## [To be done]
Find the lines that hold the word "source" and return them.

## [Supplied data]

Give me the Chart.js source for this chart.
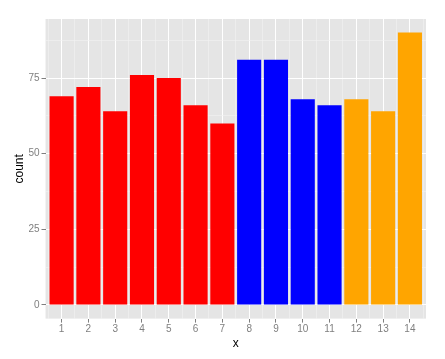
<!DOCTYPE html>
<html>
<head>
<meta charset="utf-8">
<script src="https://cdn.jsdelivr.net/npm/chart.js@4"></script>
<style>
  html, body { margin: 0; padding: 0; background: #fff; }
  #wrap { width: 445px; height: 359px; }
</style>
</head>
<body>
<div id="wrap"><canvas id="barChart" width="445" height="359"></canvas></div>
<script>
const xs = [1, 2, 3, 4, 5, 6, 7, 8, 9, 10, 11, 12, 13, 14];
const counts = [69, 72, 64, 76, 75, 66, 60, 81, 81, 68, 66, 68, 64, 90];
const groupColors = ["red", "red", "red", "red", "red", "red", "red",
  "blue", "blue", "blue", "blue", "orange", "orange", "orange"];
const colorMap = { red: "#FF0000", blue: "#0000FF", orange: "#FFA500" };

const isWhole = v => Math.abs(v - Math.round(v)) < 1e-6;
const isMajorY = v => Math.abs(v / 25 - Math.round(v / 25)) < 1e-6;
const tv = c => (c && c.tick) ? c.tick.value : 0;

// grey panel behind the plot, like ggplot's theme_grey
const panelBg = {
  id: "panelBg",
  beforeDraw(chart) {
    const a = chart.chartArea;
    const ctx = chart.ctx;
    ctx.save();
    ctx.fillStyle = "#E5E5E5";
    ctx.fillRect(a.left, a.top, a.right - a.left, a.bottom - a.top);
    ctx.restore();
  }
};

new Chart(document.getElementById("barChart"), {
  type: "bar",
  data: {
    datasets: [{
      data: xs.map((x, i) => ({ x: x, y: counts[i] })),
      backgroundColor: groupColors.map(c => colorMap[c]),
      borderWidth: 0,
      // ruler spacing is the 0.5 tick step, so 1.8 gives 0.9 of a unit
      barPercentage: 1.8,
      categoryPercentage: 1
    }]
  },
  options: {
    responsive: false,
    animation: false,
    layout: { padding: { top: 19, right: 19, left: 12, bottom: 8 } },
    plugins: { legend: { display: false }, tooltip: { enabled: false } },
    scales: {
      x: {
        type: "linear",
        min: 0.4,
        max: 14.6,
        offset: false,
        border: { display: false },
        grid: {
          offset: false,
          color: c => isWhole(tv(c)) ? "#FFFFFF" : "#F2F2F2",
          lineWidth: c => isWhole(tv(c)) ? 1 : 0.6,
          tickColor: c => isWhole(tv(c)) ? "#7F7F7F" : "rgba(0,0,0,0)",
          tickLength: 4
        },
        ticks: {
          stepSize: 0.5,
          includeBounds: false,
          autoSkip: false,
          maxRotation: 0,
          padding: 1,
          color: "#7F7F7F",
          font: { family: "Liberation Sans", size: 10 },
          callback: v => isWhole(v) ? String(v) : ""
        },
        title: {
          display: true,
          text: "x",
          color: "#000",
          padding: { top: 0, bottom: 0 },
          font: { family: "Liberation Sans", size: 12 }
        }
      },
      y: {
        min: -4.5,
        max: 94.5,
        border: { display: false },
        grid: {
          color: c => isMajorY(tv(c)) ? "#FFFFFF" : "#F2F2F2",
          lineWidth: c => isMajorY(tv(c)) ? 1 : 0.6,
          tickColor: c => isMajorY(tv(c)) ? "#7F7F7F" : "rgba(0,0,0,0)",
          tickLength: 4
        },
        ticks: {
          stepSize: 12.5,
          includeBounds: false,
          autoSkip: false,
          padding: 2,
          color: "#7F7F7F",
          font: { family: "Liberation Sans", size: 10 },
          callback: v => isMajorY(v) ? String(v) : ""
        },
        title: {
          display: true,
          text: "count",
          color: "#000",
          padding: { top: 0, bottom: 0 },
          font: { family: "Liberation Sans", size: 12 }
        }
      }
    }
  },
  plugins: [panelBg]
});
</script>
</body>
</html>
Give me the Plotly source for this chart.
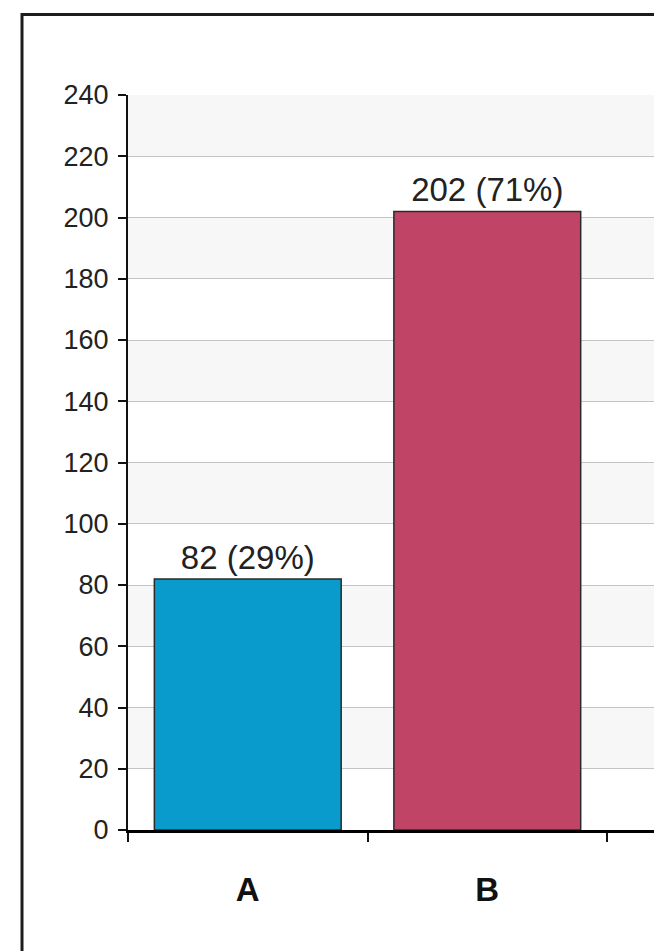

## [Complete answer]
Give me the Chart.js source for this chart.
Give me the Plotly source for this chart.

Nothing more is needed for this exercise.